Take St Louis, for example. In 2016, fast-food workers who are part of the Fight for $15 led a successful effort to increase the city’s minimum wage to $10.10. Before the law could be put into effect, white politicians operating at the behest of restaurant industry lobbyists passed a pre-emption law overturning the increase, costing 30,000 workers desperately-needed raises.
The solution now – as it was in 1968 – is strong worker organizations. Unions give people the power to stand up to racist politicians who work hand in hand with corporations and keep people of color locked in poverty. Unionized black workers make a third more than their non-union counterparts, according for the Center for Economic and Policy Research, and are more likely to have basic benefits like health insurance and employer-sponsored retirement plans.
King understood unions are a critical component of the fight for racial and economic justice.
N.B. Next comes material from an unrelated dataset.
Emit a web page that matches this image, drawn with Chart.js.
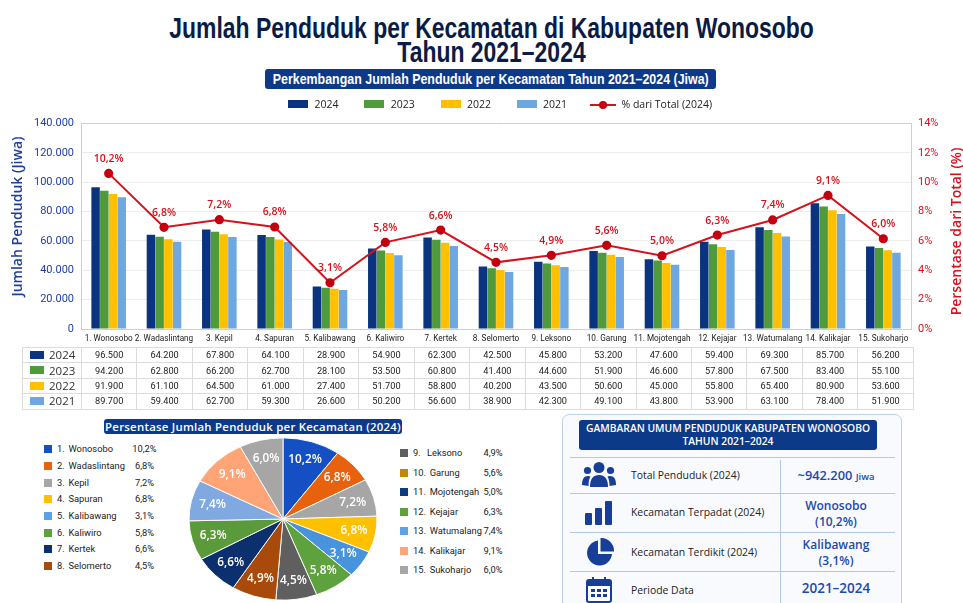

He knew that attacks on unions were attacks on working people of all colors.
“We are saying that we are determined to be men,” he told the Memphis strikers the day before he died. “We are determined to be people. We are saying that we are God’s children. And that if we are God’s children we don’t have to live like we are forced to live.”
Today, sanitation and fast-food workers in Memphis are doing more than just commemorating a strike from long ago. Yes, we remember. But we also fight. So we no longer have to live like we are being forced to live.